* STATED GOAL *
Reproduce all of the data below without alteration; exclude every picture.
— start of DATA SHOWN —
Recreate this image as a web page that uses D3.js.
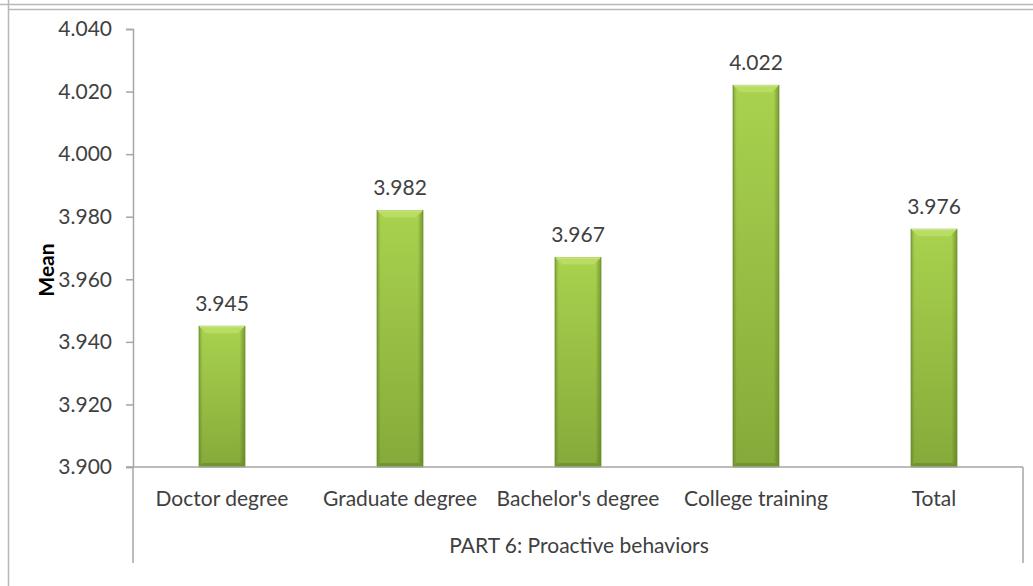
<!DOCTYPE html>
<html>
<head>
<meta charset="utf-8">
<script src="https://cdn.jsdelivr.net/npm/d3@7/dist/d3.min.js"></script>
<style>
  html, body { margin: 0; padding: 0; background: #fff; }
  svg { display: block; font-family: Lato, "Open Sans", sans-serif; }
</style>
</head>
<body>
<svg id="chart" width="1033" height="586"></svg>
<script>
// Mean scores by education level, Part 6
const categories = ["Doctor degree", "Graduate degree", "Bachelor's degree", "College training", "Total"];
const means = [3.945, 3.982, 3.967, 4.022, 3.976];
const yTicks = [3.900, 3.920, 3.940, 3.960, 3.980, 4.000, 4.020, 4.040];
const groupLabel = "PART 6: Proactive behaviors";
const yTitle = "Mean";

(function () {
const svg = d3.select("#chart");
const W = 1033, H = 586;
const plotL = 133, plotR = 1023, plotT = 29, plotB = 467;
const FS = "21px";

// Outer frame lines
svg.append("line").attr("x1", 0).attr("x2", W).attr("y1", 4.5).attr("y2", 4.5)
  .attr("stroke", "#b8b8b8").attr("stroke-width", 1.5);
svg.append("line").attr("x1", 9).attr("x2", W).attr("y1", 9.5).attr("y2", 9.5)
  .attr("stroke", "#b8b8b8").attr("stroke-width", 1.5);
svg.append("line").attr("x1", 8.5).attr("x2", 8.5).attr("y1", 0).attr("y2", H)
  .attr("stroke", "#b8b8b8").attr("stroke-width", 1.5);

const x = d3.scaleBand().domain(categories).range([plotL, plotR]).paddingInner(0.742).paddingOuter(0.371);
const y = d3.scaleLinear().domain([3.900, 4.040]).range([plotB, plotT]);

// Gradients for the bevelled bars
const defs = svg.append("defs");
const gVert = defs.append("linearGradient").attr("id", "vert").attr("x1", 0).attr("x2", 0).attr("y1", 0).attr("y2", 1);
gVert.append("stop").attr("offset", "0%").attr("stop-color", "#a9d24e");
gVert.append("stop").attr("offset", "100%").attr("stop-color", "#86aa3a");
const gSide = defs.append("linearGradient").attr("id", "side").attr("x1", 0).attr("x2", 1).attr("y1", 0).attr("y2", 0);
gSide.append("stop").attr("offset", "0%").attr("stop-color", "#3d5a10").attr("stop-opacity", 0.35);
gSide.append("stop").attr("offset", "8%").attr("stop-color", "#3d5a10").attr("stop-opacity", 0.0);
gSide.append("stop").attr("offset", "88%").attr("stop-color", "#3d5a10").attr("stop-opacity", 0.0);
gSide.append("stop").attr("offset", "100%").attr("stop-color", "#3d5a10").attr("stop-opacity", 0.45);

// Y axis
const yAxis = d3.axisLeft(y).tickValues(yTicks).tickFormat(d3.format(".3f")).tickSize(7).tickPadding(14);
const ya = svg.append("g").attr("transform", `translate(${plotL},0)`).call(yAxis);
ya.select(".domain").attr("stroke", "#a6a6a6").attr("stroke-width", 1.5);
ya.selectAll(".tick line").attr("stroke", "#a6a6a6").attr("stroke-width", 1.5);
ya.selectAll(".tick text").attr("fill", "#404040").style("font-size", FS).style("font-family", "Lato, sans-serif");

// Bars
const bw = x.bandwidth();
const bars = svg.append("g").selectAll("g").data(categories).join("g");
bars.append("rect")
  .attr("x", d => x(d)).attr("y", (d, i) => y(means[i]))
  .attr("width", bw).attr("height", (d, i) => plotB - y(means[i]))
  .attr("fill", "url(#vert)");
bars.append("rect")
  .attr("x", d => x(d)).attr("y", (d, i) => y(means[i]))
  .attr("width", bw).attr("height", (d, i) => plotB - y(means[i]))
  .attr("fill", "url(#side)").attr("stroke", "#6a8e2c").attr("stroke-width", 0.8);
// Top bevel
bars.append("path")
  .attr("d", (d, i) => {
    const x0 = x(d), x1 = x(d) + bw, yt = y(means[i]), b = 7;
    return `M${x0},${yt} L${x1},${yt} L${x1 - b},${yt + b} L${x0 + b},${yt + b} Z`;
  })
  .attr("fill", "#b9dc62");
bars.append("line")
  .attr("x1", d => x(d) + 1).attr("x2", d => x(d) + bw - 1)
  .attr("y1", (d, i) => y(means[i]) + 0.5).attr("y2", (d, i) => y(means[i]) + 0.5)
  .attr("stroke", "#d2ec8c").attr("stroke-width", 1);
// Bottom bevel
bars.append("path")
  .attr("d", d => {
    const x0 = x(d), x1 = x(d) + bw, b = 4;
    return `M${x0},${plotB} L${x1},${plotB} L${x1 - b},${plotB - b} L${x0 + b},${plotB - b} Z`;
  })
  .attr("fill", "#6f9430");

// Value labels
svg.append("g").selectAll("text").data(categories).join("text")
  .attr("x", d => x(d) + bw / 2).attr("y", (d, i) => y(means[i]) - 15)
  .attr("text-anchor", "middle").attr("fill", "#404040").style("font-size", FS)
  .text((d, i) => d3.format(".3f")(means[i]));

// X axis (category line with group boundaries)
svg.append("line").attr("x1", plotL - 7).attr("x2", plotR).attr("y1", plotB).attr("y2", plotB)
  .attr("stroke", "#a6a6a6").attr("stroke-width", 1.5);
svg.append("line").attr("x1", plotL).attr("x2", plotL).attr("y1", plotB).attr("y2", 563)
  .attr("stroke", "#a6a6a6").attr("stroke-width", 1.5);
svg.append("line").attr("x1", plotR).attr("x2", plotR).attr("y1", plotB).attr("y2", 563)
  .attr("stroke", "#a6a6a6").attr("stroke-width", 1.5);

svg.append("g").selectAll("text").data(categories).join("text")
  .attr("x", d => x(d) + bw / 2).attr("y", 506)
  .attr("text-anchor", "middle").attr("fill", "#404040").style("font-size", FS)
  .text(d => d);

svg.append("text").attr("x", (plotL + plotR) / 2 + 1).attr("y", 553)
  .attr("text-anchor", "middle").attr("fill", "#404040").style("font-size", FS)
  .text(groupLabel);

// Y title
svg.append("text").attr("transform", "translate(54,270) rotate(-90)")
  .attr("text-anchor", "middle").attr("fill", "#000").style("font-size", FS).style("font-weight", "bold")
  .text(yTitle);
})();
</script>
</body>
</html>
— end of DATA SHOWN —
* THE REPLY *
Recreate this image as a web page that uses D3.js.
<!DOCTYPE html>
<html>
<head>
<meta charset="utf-8">
<script src="https://cdn.jsdelivr.net/npm/d3@7/dist/d3.min.js"></script>
<style>
  html, body { margin: 0; padding: 0; background: #fff; }
  svg { display: block; font-family: Lato, "Open Sans", sans-serif; }
</style>
</head>
<body>
<svg id="chart" width="1033" height="586"></svg>
<script>
// Mean scores by education level, Part 6
const categories = ["Doctor degree", "Graduate degree", "Bachelor's degree", "College training", "Total"];
const means = [3.945, 3.982, 3.967, 4.022, 3.976];
const yTicks = [3.900, 3.920, 3.940, 3.960, 3.980, 4.000, 4.020, 4.040];
const groupLabel = "PART 6: Proactive behaviors";
const yTitle = "Mean";

(function () {
const svg = d3.select("#chart");
const W = 1033, H = 586;
const plotL = 133, plotR = 1023, plotT = 29, plotB = 467;
const FS = "21px";

// Outer frame lines
svg.append("line").attr("x1", 0).attr("x2", W).attr("y1", 4.5).attr("y2", 4.5)
  .attr("stroke", "#b8b8b8").attr("stroke-width", 1.5);
svg.append("line").attr("x1", 9).attr("x2", W).attr("y1", 9.5).attr("y2", 9.5)
  .attr("stroke", "#b8b8b8").attr("stroke-width", 1.5);
svg.append("line").attr("x1", 8.5).attr("x2", 8.5).attr("y1", 0).attr("y2", H)
  .attr("stroke", "#b8b8b8").attr("stroke-width", 1.5);

const x = d3.scaleBand().domain(categories).range([plotL, plotR]).paddingInner(0.742).paddingOuter(0.371);
const y = d3.scaleLinear().domain([3.900, 4.040]).range([plotB, plotT]);

// Gradients for the bevelled bars
const defs = svg.append("defs");
const gVert = defs.append("linearGradient").attr("id", "vert").attr("x1", 0).attr("x2", 0).attr("y1", 0).attr("y2", 1);
gVert.append("stop").attr("offset", "0%").attr("stop-color", "#a9d24e");
gVert.append("stop").attr("offset", "100%").attr("stop-color", "#86aa3a");
const gSide = defs.append("linearGradient").attr("id", "side").attr("x1", 0).attr("x2", 1).attr("y1", 0).attr("y2", 0);
gSide.append("stop").attr("offset", "0%").attr("stop-color", "#3d5a10").attr("stop-opacity", 0.35);
gSide.append("stop").attr("offset", "8%").attr("stop-color", "#3d5a10").attr("stop-opacity", 0.0);
gSide.append("stop").attr("offset", "88%").attr("stop-color", "#3d5a10").attr("stop-opacity", 0.0);
gSide.append("stop").attr("offset", "100%").attr("stop-color", "#3d5a10").attr("stop-opacity", 0.45);

// Y axis
const yAxis = d3.axisLeft(y).tickValues(yTicks).tickFormat(d3.format(".3f")).tickSize(7).tickPadding(14);
const ya = svg.append("g").attr("transform", `translate(${plotL},0)`).call(yAxis);
ya.select(".domain").attr("stroke", "#a6a6a6").attr("stroke-width", 1.5);
ya.selectAll(".tick line").attr("stroke", "#a6a6a6").attr("stroke-width", 1.5);
ya.selectAll(".tick text").attr("fill", "#404040").style("font-size", FS).style("font-family", "Lato, sans-serif");

// Bars
const bw = x.bandwidth();
const bars = svg.append("g").selectAll("g").data(categories).join("g");
bars.append("rect")
  .attr("x", d => x(d)).attr("y", (d, i) => y(means[i]))
  .attr("width", bw).attr("height", (d, i) => plotB - y(means[i]))
  .attr("fill", "url(#vert)");
bars.append("rect")
  .attr("x", d => x(d)).attr("y", (d, i) => y(means[i]))
  .attr("width", bw).attr("height", (d, i) => plotB - y(means[i]))
  .attr("fill", "url(#side)").attr("stroke", "#6a8e2c").attr("stroke-width", 0.8);
// Top bevel
bars.append("path")
  .attr("d", (d, i) => {
    const x0 = x(d), x1 = x(d) + bw, yt = y(means[i]), b = 7;
    return `M${x0},${yt} L${x1},${yt} L${x1 - b},${yt + b} L${x0 + b},${yt + b} Z`;
  })
  .attr("fill", "#b9dc62");
bars.append("line")
  .attr("x1", d => x(d) + 1).attr("x2", d => x(d) + bw - 1)
  .attr("y1", (d, i) => y(means[i]) + 0.5).attr("y2", (d, i) => y(means[i]) + 0.5)
  .attr("stroke", "#d2ec8c").attr("stroke-width", 1);
// Bottom bevel
bars.append("path")
  .attr("d", d => {
    const x0 = x(d), x1 = x(d) + bw, b = 4;
    return `M${x0},${plotB} L${x1},${plotB} L${x1 - b},${plotB - b} L${x0 + b},${plotB - b} Z`;
  })
  .attr("fill", "#6f9430");

// Value labels
svg.append("g").selectAll("text").data(categories).join("text")
  .attr("x", d => x(d) + bw / 2).attr("y", (d, i) => y(means[i]) - 15)
  .attr("text-anchor", "middle").attr("fill", "#404040").style("font-size", FS)
  .text((d, i) => d3.format(".3f")(means[i]));

// X axis (category line with group boundaries)
svg.append("line").attr("x1", plotL - 7).attr("x2", plotR).attr("y1", plotB).attr("y2", plotB)
  .attr("stroke", "#a6a6a6").attr("stroke-width", 1.5);
svg.append("line").attr("x1", plotL).attr("x2", plotL).attr("y1", plotB).attr("y2", 563)
  .attr("stroke", "#a6a6a6").attr("stroke-width", 1.5);
svg.append("line").attr("x1", plotR).attr("x2", plotR).attr("y1", plotB).attr("y2", 563)
  .attr("stroke", "#a6a6a6").attr("stroke-width", 1.5);

svg.append("g").selectAll("text").data(categories).join("text")
  .attr("x", d => x(d) + bw / 2).attr("y", 506)
  .attr("text-anchor", "middle").attr("fill", "#404040").style("font-size", FS)
  .text(d => d);

svg.append("text").attr("x", (plotL + plotR) / 2 + 1).attr("y", 553)
  .attr("text-anchor", "middle").attr("fill", "#404040").style("font-size", FS)
  .text(groupLabel);

// Y title
svg.append("text").attr("transform", "translate(54,270) rotate(-90)")
  .attr("text-anchor", "middle").attr("fill", "#000").style("font-size", FS).style("font-weight", "bold")
  .text(yTitle);
})();
</script>
</body>
</html>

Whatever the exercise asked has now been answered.